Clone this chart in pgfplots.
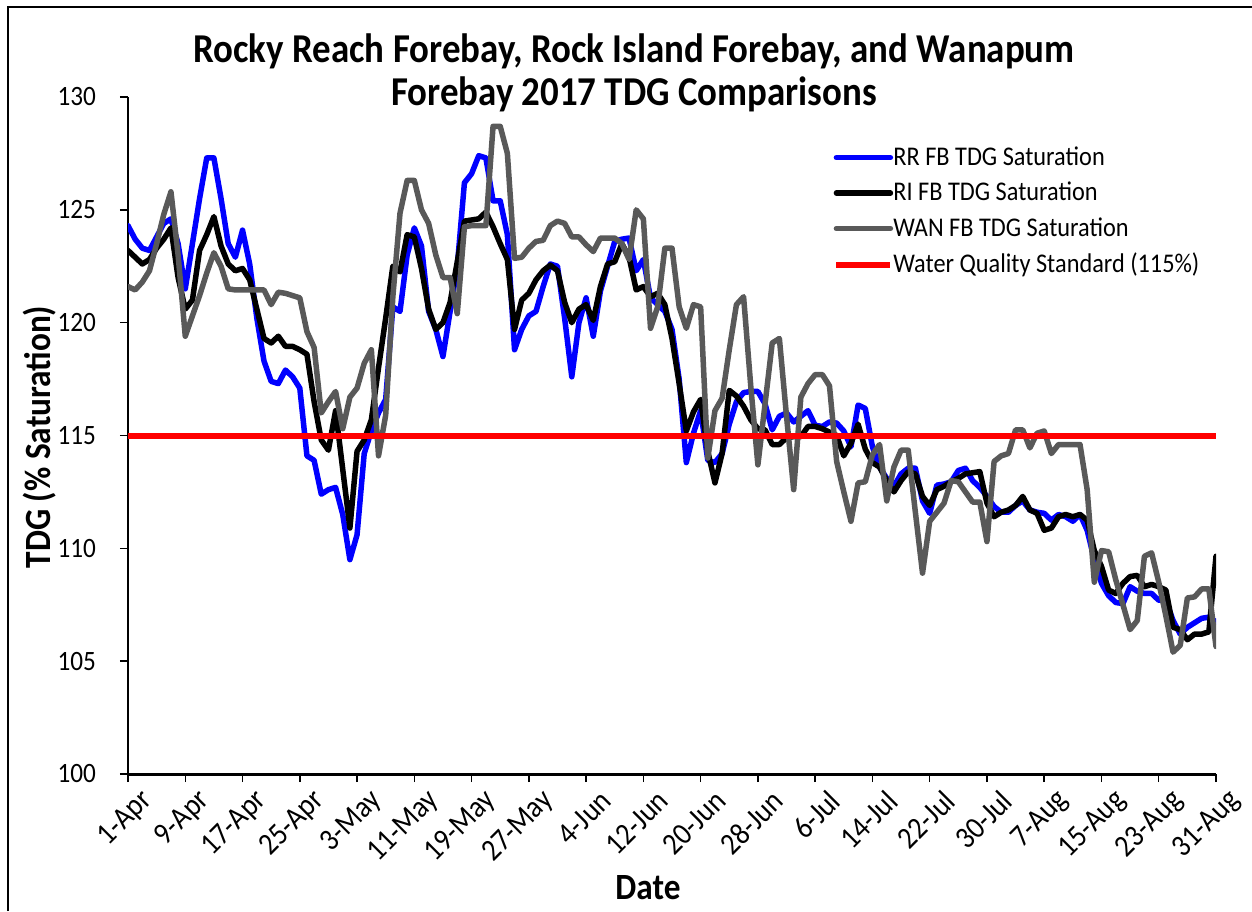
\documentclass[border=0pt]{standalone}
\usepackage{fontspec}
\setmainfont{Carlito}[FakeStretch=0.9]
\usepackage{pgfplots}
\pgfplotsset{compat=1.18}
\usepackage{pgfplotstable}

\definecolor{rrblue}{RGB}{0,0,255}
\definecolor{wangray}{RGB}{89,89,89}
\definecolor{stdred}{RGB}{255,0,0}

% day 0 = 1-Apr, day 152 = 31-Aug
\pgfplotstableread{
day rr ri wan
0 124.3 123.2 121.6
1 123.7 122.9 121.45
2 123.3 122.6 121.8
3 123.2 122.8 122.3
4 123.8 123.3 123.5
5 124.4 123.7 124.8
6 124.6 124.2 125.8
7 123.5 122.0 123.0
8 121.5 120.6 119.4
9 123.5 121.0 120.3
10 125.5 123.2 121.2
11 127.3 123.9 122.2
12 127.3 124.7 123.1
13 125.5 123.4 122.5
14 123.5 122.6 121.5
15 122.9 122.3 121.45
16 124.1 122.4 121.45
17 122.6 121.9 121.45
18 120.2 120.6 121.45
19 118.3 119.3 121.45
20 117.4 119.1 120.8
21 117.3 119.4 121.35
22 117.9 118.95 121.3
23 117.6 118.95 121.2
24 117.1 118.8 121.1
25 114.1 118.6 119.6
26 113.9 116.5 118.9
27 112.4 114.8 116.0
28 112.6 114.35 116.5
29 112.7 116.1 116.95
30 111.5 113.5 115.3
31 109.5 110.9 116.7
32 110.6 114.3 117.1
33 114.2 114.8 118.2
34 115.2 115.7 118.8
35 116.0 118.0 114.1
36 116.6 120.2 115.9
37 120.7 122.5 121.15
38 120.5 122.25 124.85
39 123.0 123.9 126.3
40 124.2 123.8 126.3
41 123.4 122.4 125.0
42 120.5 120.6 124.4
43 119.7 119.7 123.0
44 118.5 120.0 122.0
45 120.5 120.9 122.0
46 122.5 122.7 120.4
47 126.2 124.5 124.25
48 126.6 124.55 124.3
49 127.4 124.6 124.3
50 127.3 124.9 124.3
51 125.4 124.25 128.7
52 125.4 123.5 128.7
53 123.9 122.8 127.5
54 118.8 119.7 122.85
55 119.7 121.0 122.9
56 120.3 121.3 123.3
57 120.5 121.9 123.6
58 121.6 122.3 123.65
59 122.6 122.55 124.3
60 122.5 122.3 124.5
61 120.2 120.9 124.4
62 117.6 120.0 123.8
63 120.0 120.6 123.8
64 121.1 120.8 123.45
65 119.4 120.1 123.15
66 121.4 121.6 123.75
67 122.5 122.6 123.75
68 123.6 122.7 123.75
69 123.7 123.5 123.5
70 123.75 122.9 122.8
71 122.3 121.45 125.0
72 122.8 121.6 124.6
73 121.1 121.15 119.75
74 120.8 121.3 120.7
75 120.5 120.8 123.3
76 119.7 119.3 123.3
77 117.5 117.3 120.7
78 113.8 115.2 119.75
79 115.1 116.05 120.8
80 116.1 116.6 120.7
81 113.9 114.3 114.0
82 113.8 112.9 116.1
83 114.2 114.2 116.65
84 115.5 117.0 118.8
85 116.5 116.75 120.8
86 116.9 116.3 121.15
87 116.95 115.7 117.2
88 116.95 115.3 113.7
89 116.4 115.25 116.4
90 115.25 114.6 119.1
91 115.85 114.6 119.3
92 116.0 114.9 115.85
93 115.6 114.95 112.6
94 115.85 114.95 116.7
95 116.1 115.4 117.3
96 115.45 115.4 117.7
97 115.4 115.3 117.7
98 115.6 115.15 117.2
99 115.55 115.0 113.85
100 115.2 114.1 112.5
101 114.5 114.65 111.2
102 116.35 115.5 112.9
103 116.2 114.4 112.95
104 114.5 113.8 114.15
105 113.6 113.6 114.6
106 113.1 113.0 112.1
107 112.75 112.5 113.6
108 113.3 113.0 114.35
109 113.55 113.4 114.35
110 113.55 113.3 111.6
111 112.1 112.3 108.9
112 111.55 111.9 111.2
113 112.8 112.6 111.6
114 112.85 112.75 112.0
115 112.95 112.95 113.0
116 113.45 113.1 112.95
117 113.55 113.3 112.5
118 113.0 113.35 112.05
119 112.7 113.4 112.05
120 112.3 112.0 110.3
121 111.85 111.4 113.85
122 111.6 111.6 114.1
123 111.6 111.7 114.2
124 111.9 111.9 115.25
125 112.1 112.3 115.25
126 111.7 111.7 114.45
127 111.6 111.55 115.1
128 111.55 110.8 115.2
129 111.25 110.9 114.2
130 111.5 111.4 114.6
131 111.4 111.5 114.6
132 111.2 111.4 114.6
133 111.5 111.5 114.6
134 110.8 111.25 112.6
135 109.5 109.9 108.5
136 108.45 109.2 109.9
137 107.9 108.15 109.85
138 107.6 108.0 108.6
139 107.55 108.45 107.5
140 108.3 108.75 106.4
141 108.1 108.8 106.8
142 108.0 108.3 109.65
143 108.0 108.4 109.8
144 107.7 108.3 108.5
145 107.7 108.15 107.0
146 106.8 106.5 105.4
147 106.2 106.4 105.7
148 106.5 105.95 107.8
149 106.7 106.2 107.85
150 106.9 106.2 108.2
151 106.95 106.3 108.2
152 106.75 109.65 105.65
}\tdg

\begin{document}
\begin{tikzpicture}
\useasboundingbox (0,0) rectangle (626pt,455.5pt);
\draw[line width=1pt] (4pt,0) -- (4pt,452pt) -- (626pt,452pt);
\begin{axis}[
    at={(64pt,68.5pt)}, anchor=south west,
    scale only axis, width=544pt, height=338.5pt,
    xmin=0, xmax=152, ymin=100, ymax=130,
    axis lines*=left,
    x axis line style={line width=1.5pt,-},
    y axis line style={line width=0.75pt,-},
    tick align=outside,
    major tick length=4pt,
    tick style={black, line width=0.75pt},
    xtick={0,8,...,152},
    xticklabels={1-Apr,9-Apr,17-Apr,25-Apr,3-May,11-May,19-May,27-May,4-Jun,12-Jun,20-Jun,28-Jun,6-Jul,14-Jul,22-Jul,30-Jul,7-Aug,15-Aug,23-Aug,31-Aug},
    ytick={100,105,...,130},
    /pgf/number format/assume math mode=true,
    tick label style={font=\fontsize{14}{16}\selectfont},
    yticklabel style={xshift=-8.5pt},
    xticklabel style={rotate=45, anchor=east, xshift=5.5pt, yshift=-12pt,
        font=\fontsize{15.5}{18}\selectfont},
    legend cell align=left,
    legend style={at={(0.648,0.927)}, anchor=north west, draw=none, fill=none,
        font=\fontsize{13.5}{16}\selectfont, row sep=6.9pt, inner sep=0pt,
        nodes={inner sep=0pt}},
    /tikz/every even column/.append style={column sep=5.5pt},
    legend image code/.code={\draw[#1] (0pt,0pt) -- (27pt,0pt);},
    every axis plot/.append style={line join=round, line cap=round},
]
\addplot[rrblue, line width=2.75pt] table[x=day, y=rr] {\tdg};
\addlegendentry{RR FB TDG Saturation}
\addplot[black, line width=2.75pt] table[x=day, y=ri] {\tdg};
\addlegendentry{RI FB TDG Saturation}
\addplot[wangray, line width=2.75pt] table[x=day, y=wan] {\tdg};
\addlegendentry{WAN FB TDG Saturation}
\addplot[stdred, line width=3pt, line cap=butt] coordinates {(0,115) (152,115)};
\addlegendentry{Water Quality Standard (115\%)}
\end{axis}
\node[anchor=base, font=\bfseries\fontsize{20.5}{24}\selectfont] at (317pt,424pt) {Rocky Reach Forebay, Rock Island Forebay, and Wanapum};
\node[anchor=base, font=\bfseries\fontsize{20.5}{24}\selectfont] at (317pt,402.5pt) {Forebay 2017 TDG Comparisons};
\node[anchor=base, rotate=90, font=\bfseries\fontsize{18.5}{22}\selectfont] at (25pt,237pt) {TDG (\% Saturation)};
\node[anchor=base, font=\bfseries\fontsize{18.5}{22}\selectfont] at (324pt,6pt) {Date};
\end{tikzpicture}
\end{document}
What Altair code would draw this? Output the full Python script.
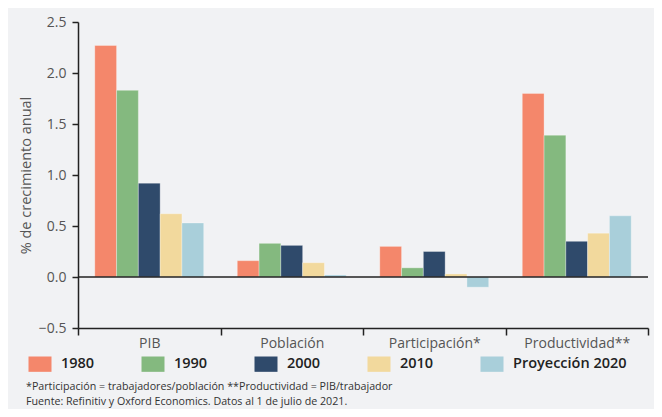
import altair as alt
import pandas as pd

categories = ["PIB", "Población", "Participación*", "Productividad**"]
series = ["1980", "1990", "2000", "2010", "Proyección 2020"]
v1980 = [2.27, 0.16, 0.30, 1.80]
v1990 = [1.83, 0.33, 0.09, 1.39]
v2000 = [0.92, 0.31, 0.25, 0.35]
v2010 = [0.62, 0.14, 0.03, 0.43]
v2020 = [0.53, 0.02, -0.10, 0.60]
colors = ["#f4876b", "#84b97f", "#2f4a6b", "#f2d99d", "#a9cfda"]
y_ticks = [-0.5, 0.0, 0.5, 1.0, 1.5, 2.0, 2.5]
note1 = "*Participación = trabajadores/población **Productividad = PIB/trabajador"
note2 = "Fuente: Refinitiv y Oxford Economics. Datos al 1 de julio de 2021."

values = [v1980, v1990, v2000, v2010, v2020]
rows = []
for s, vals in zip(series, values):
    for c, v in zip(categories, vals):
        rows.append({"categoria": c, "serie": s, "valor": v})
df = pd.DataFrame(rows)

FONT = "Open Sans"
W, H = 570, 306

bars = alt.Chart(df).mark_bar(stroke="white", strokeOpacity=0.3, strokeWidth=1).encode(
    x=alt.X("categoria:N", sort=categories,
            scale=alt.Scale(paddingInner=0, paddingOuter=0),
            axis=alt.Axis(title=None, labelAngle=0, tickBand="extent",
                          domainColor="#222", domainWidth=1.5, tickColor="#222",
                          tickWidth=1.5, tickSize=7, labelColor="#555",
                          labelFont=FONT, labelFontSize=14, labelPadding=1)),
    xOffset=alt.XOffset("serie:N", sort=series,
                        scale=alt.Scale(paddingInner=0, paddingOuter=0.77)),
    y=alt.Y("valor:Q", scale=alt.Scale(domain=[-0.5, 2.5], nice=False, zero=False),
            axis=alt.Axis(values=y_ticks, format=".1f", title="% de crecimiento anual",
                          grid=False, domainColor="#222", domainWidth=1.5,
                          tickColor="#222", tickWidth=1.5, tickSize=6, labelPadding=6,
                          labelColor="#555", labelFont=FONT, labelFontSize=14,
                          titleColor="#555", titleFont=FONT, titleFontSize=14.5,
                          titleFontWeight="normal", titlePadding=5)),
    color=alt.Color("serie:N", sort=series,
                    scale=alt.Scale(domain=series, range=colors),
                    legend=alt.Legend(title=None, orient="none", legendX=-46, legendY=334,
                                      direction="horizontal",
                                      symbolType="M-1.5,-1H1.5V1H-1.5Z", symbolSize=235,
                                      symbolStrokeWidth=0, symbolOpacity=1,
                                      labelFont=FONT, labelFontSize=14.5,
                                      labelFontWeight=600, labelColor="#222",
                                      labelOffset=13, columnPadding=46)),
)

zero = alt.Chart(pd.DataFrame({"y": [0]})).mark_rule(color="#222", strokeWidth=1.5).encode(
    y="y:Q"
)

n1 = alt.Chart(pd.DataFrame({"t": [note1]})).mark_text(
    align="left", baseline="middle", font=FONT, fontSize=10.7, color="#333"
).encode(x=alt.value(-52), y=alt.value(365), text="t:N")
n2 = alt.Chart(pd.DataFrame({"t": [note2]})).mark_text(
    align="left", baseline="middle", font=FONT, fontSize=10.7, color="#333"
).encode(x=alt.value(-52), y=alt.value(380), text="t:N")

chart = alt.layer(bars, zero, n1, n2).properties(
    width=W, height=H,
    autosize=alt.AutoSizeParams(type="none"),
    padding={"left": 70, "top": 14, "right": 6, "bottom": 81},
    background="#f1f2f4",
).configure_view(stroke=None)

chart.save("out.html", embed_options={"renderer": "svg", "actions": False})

#### [TASK BRIEF]
Repeat only the lines from the one with "What Altair code" down to the one with "import pandas as pd", word for word and both included, and leave the pictures out.

#### [RESULT OF THIS EXERCISE]
What Altair code would draw this? Output the full Python script.
import altair as alt
import pandas as pd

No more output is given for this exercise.